Oh, one last thing: My the USDA's 13% labour product cost applies only to producer cost! We haven't factored in the transportation, wholesaler, and retailor costs. Factoring that in, I wouldn't doubt if our hypothetical doubling farm-workers' wages produces any more than a few percentage points in increased consumer pricing. Your buck-and-a-half large tomato, may now cost a buck-fifty-seven! Whoopee!

Reference:



Source:



I’ll cop to attempting to making a point by pressing an extreme.

What will actually occur is they will fund a way to automate the picking of this kind of fruit without damaging it and those jobs will disappear.

See above for the rest of what is, more likely than not, coming if we don’t figure out the notion that same behaviors produce same results.
 
The problem is we've dug such a deep hole for ourselves over the decades, we are now dependent. Unless of course you believe this as a good thing, importing global labour as a global economic commodity?

Don't you see this as at least distasteful? To bring-in desperate underprivileged third-worlder's, to work under working conditions and pay American's find unviable?

The only reason I might go along with this idea may be due the seasonal demand aspects of the employment. If we simply don't have the labour pool, regardless of the pay rate and conditions offered. And then only with pay and conditions commensurate with what Americans expect.
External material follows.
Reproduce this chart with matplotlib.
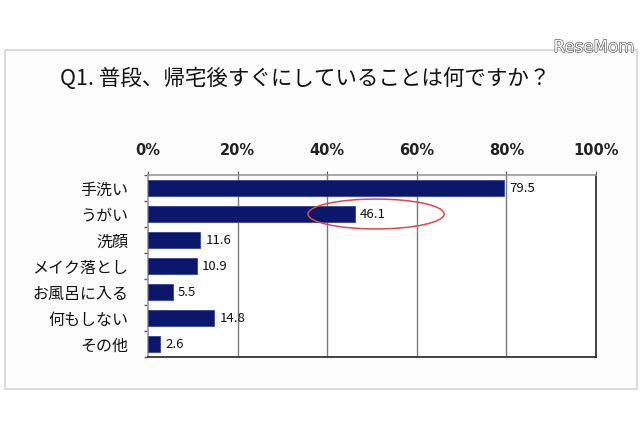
import matplotlib
matplotlib.use("Agg")
import matplotlib.pyplot as plt
from matplotlib.patches import Ellipse, Rectangle
import matplotlib.patheffects as pe
import numpy as np

plt.rcParams['font.family'] = ['Noto Sans CJK JP', 'DejaVu Sans']

title = "Q1. 普段、帰宅後すぐにしていることは何ですか？"
categories = ["手洗い", "うがい", "洗顔", "メイク落とし", "お風呂に入る", "何もしない", "その他"]
values = [79.5, 46.1, 11.6, 10.9, 5.5, 14.8, 2.6]
xticks = [0, 20, 40, 60, 80, 100]
xtick_labels = ["0%", "20%", "40%", "60%", "80%", "100%"]

fig = plt.figure(figsize=(6.4, 4.26), dpi=100)
fig.patch.set_facecolor("white")

# outer light frame
frame = Rectangle((5/640, 1-389/426), 632/640, (389-50)/426,
                  transform=fig.transFigure, fill=True,
                  facecolor="#fdfdfd", edgecolor="#d4d4d4", lw=1.2, zorder=-10)
fig.patches.append(frame)

ax = fig.add_axes([148/640, 1-357/426, 448/640, 182/426])
ax.set_zorder(2)
ax.set_facecolor("white")
y = np.arange(len(categories))
ax.barh(y, values, height=0.65, color="#0a176a", edgecolor="#34449a", linewidth=0.6, zorder=3)
ax.set_xlim(0, 100)
ax.set_ylim(len(categories) - 0.5, -0.5)

ax.set_yticks(y)
ax.set_yticklabels(categories, fontsize=11.5, color="#111111")
ax.tick_params(axis='y', which='major', length=0, pad=14)
ax.set_yticks(np.arange(len(categories) + 1) - 0.5, minor=True)
ax.tick_params(axis='y', which='minor', length=3, color="#555555", width=1)

ax.xaxis.tick_top()
ax.set_xticks(xticks)
ax.set_xticklabels(xtick_labels, fontsize=10.5, fontweight='bold', color="#222222",
                   family=['DejaVu Sans'])
ax.tick_params(axis='x', length=3, color="#555555", pad=9)

for xv in xticks[1:-1]:
    ax.axvline(xv, color="#7a7a7a", lw=1, zorder=1)

for s in ['left', 'top']:
    ax.spines[s].set_color("#9a9a9a")
    ax.spines[s].set_linewidth(1.2)
for s in ['right', 'bottom']:
    ax.spines[s].set_color("#333333")
    ax.spines[s].set_linewidth(1.3)

for yi, v in zip(y, values):
    ax.text(v + 1.2, yi, f"{v}", va='center', ha='left', fontsize=9.5, color="#111111", zorder=4)

# red ellipse highlighting うがい
idx = 1
ax.add_patch(Ellipse((values[idx] + 4.8, idx), width=30.4, height=1.15, fill=False,
                     edgecolor="#e04848", lw=1.1, zorder=5, clip_on=False))

fig.text(305/640, 1-79/426, title, ha='center', va='center', fontsize=15.5, color="#111111")

fig.text(594/640, 1-47/426, "ReseMom", ha='center', va='center', fontsize=12,
         color="#ffffff", family=['DejaVu Sans'],
         path_effects=[pe.withStroke(linewidth=0.9, foreground="#555555")], zorder=5)

fig.savefig("out.png", dpi=100)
Otherwise, I believe these jobs should be subject to free-market forces. Pay enough, and offer reasonable enough working conditions, and Americans - if desairing employment - will work those jobs.

One final note: Obviously, we can't shock the system by making changes overnight. But I'd like to try to slowly & gradually shift to a free-market employment model, to see if Americans really won't work these jobs. Because the same has been said about many other jobs Americans supposedly "won't work", yet in my youth - many of my American friends and neighbors did indeed work those jobs.
It's the free market and capitalism that creates this environment.

Business owners and CEOs saw that they could move their factories from the north down to the south for cheaper labor/more profit. Then they saw they could move their labor force to China for cheaper labor/more profit.

Farmers saw that they could employ migrant workers for cheaper labor/more profit.

If left to their own devices, the capitalists would have banned unions, we would have no minimum wage and people would still be buying everything at the company store.

So, if we're going to make it where we don't have any migrant workers and we're paying pretty good money (and benefits) so that Americans will take those hard jobs then we're probably going to have to pass laws to force the capitalists/business owners/CEOs and the free enterprise people to pay more.

Consumers will also have to be prepared to pay a lot more for groceries permanently going forward.